All right, now let's do this together. So what I want to do is make a table that shows all of the different scenarios for rolling two fair six-sided dice. So let me make columns for roll one. So that is: you get a one, this is when you get a two, this is when you get a three, this is when you get a four, this is when you get a five, and then this is when you get a six.
And then here, let's do it for the other die. So this is when you get a one, this is when you get a two, this is when you get a three, this is when you get a four, this is when you get a five, and then this is when you get a six. So one way to think about it is this: this is roll one, or let me write it this way: die one and die two. This could be a one, a two, a three, a four, a five, or a six, and this could be a one, a two, a three, a four, a five, or six.
Now what we could do is fill in these 36 squares to figure out what the sum is. Actually, let me just do that, and I'll try to do it really fast. One plus one is two, so it's three, four, five, six, seven. This is three, four, five, six, seven, eight. This is four, five, six, seven, eight, nine. This is five, six, seven, eight, nine, ten. This is six, seven, eight, nine, ten, eleven. Last but not least, seven, eight, nine, ten, eleven, and twelve. Took a little less time than I suspected.

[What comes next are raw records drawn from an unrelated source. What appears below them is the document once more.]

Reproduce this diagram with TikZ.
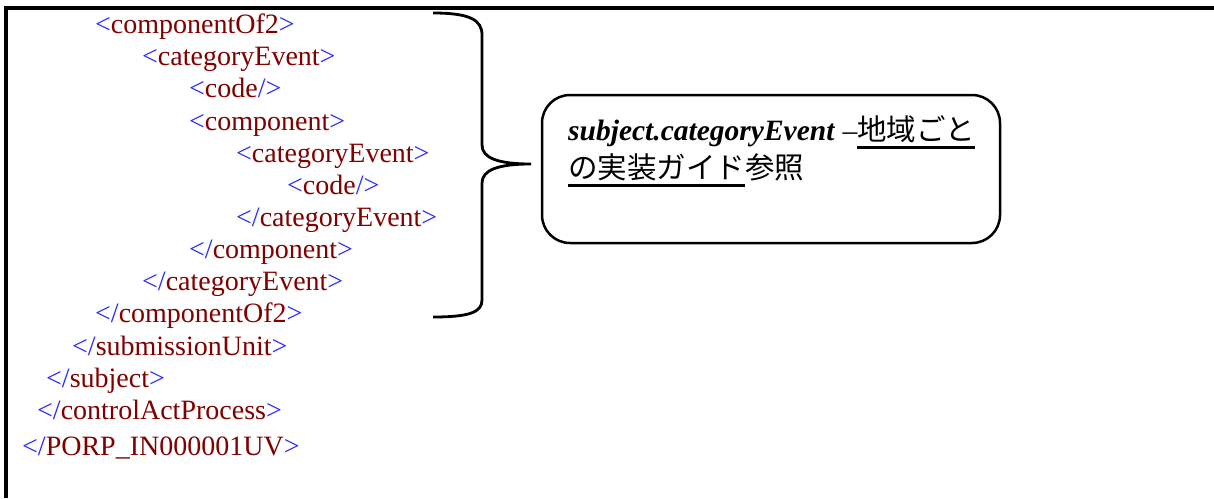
\documentclass[tikz,border=0pt]{standalone}
\usepackage{fontspec}
\setmainfont{Liberation Serif}
\newfontfamily\jpfont{Noto Sans CJK JP}
\usepackage{tikz}
\usetikzlibrary{positioning}

\definecolor{tagblue}{RGB}{40,40,255}
\definecolor{tagred}{RGB}{128,0,0}
% opening, closing and empty tags
\newcommand\otag[1]{\textcolor{tagblue}{<}\textcolor{tagred}{#1}\textcolor{tagblue}{>}}
\newcommand\ctag[1]{\textcolor{tagblue}{</}\textcolor{tagred}{#1}\textcolor{tagblue}{>}}
\newcommand\etag[1]{\textcolor{tagblue}{<}\textcolor{tagred}{#1}\textcolor{tagblue}{/>}}
% thick underline
\newcommand\jul[1]{\setbox0\hbox{#1}\rlap{\rule[-8.5pt]{\wd0}{3pt}}\box0}

\begin{document}
\begin{tikzpicture}[
		x=1pt, y=-1pt
		,tag/.style={anchor=base west, inner sep=0pt, font=\fontsize{28}{32}\selectfont}
		,note/.style={draw, line width=2.5pt, rounded corners=28pt, minimum width=458pt, minimum height=148pt, inner sep=0pt}
		,notetext/.style={anchor=base west, inner sep=0pt, font=\fontsize{29.5}{36}\selectfont}
		,brace/.style={draw, line width=2.8pt}
	]
		\useasboundingbox (0,0) rectangle (1214,498);
		% frame
		\draw[line width=3.5pt] (6,498) -- (6,8) -- (1214,8);
		% xml lines
		\node [tag] (l1) at (95,33) {\otag{componentOf2}};
		\node [tag] (l2) at (142,65) {\otag{categoryEvent}};
		\node [tag] (l3) at (189,97) {\etag{code}};
		\node [tag] (l4) at (189,130) {\otag{component}};
		\node [tag] (l5) at (236,162) {\otag{categoryEvent}};
		\node [tag] (l6) at (287,194) {\etag{code}};
		\node [tag] (l7) at (236,226) {\ctag{categoryEvent}};
		\node [tag] (l8) at (189,258) {\ctag{component}};
		\node [tag] (l9) at (142,290) {\ctag{categoryEvent}};
		\node [tag] (l10) at (95,322) {\ctag{componentOf2}};
		\node [tag] (l11) at (72,355) {\ctag{submissionUnit}};
		\node [tag] (l12) at (46,387) {\ctag{subject}};
		\node [tag] (l13) at (37,419) {\ctag{controlActProcess}};
		\node [tag] (l14) at (22,455) {\ctag{PORP\_IN000001UV}};
		% brace
		\draw[brace] (433,13) .. controls (470,13) and (482,20) .. (482,35)
			-- (482,145) .. controls (482,158) and (498,164) .. (531,164)
			.. controls (498,164) and (482,170) .. (482,183)
			-- (482,300) .. controls (482,312) and (470,317) .. (433,317);
		% callout
		\node [note] (box) at (771,169) {};
		\node [notetext] (txt1) at (568,140)
			{\textbf{\textit{subject.categoryEvent}} –\jul{\jpfont 地域ごと}};
		\node [notetext] (txt2) at (568,178)
			{\jul{\jpfont の実装ガイド}{\jpfont 参照}};
	\end{tikzpicture}
\end{document}
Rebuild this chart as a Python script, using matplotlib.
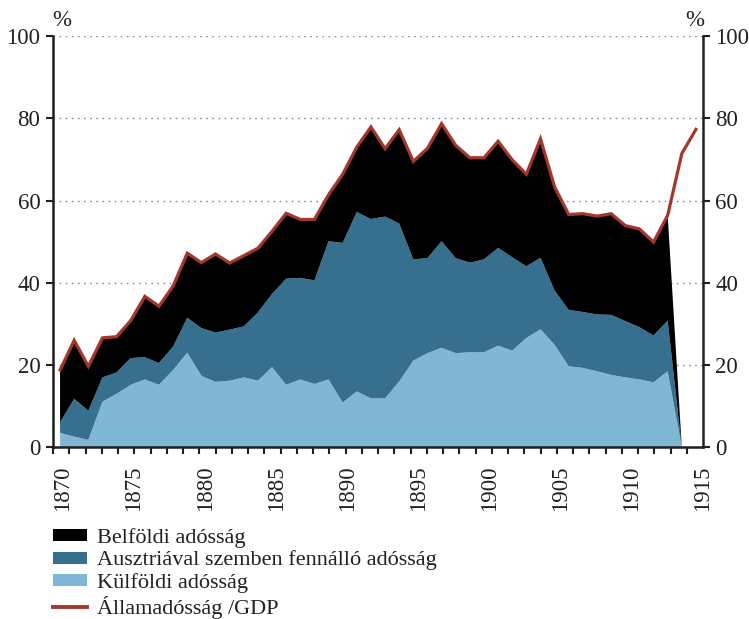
import numpy as np
import matplotlib
matplotlib.use("Agg")
import matplotlib.pyplot as plt
from matplotlib.patches import Patch
from matplotlib.lines import Line2D

plt.rcParams['font.family'] = ['Liberation Serif', 'DejaVu Serif']

years_area = list(range(1870, 1915))
years_line = list(range(1870, 1916))

kulfoldi = [3.5, 2.6, 1.8, 11.1, 13.0, 15.2, 16.5, 15.2, 18.8, 23.0,
            17.4, 15.9, 16.2, 17.0, 16.2, 19.5, 15.2, 16.5, 15.4, 16.5,
            10.9, 13.6, 11.9, 11.9, 16.0, 21.1, 22.9, 24.2, 22.9, 23.1,
            23.1, 24.7, 23.5, 26.6, 28.7, 24.9, 19.7, 19.3, 18.5, 17.6,
            17.0, 16.5, 15.8, 18.5, 0.0]
ausztria = [2.6, 9.2, 7.1, 5.9, 5.2, 6.5, 5.4, 5.3, 5.7, 8.5,
            11.6, 12.0, 12.4, 12.4, 16.6, 17.8, 25.8, 24.7, 25.2, 33.6,
            38.8, 43.6, 43.6, 44.2, 38.4, 24.6, 23.1, 25.9, 23.1, 21.8,
            22.6, 23.8, 22.7, 17.4, 17.4, 13.2, 13.7, 13.6, 13.8, 14.6,
            13.7, 12.7, 11.4, 12.3, 0.0]
belfoldi = [12.7, 14.2, 10.8, 9.6, 8.7, 9.1, 14.8, 13.8, 14.7, 15.7,
            15.9, 19.1, 16.2, 17.2, 15.6, 15.2, 15.9, 14.2, 14.8, 11.3,
            16.7, 15.8, 22.4, 16.5, 22.8, 23.8, 26.7, 28.6, 27.4, 25.5,
            24.7, 25.9, 23.7, 22.4, 28.9, 25.2, 23.2, 23.9, 23.9, 24.6,
            23.2, 23.9, 22.7, 25.6, 0.0]
allamadossag = [18.8, 26.0, 19.7, 26.6, 26.9, 30.8, 36.7, 34.3, 39.2, 47.2,
                44.9, 47.0, 44.8, 46.6, 48.4, 52.5, 56.9, 55.4, 55.4, 61.4,
                66.4, 73.0, 77.9, 72.6, 77.2, 69.5, 72.7, 78.7, 73.4, 70.4,
                70.4, 74.4, 69.9, 66.4, 75.0, 63.3, 56.6, 56.8, 56.2, 56.8,
                53.9, 53.1, 49.9, 56.4, 71.4, 77.3]

tick_years = [1870, 1875, 1880, 1885, 1890, 1895, 1900, 1905, 1910, 1915]
y_ticks = [0, 20, 40, 60, 80, 100]
labels = ['Belföldi adósság', 'Ausztriával szemben fennálló adósság',
          'Külföldi adósság', 'Államadósság /GDP']

c_black = '#000000'
c_dark = '#37708f'
c_light = '#7fb7d5'
c_red = '#a3372b'
c_text = '#231f20'
fs = 16.5

fig = plt.figure(figsize=(7.49, 6.19), dpi=100)
ax = fig.add_axes([53/749, 1-447.3/619, 650/749, (447.3-36)/619])

ax.stackplot(years_area, kulfoldi, ausztria, belfoldi,
             colors=[c_light, c_dark, c_black], linewidth=0, zorder=2)
ax.plot(years_line, allamadossag, color=c_red, lw=2.3, zorder=3,
        solid_joinstyle='miter')

for v in y_ticks[1:]:
    ax.axhline(v, color='#8c8c8c', lw=1.0, ls=(0, (1.2, 3.2)), zorder=1)

ax.set_xlim(1869.5, 1915.5)
ax.set_ylim(0, 100)

# x ticks
label_pos = np.linspace(1870.2, 1915.5, len(tick_years))
ax.set_xticks(label_pos)
ax.set_xticklabels([str(y) for y in tick_years], rotation=90, fontsize=fs,
                   color=c_text)
ax.tick_params(axis='x', which='major', length=0, pad=13)
ax.set_xticks(np.linspace(1869.5, 1915.5, 41), minor=True)
ax.tick_params(axis='x', which='minor', length=5, width=1.5, direction='out',
               color=c_text)

ax.set_yticks(y_ticks)
ax.set_yticklabels([str(v) for v in y_ticks], fontsize=fs, color=c_text)
ax.tick_params(axis='y', length=5, width=1.5, direction='out', color=c_text,
               pad=4)

ax2 = ax.twinx()
ax2.set_ylim(0, 100)
ax2.set_yticks(y_ticks)
ax2.set_yticklabels([str(v) for v in y_ticks], fontsize=fs, color=c_text)
ax2.tick_params(axis='y', length=5, width=1.5, direction='out', color=c_text,
                pad=4)

for a in (ax, ax2):
    a.spines['top'].set_visible(False)
    for s in ('left', 'right', 'bottom'):
        a.spines[s].set_linewidth(1.8)
        a.spines[s].set_color(c_text)
ax2.spines['bottom'].set_visible(False)
ax2.spines['left'].set_visible(False)
ax.spines['right'].set_visible(False)

fig.text(62/749, 1-21/619, '%', ha='center', va='center', fontsize=fs,
         color=c_text)
fig.text(695/749, 1-21/619, '%', ha='center', va='center', fontsize=fs,
         color=c_text)

handles = [Patch(facecolor=c_black, edgecolor='none'),
           Patch(facecolor=c_dark, edgecolor='none'),
           Patch(facecolor=c_light, edgecolor='none'),
           Line2D([0], [0], color=c_red, lw=2.8)]
leg = fig.legend(handles, labels, loc='upper left',
                 bbox_to_anchor=(53/749, 1-528/619), frameon=False,
                 fontsize=16, handlelength=1.53, handleheight=0.45,
                 labelspacing=0.12, handletextpad=0.45, borderaxespad=0,
                 borderpad=0)
for t in leg.get_texts():
    t.set_color(c_text)

fig.savefig('out.png', dpi=100)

All right, let's think about this scenario. If the sum is 7, then Roberto will dust. So where is the sum 7? So we have that ones twice, three times, four, five, six. So six out of... so six of these outcomes result in a sum of 7.
And how many possible equally likely outcomes are there? Well, there are six times six equally possible outcomes, or 36. So six out of the 36, or this is another way of saying there's a one-sixth probability that Roberto will dust.
And then let's think about the 10s or 11s. If the sum is 10 or 11, then Jocelyn will dust. So 10 or 11. So we have one, two, three, four, five. So this is only happening five out of the 36 times.
So in any given roll, it's a higher probability that Roberto will dust than Jocelyn will. And of course, if neither of these happen, they're going to roll again. But on that second roll, there's a higher probability that Roberto will dust than Jocelyn will dust.
So in general, this is not fair. There's a higher probability that Roberto dusts. So this is our choice.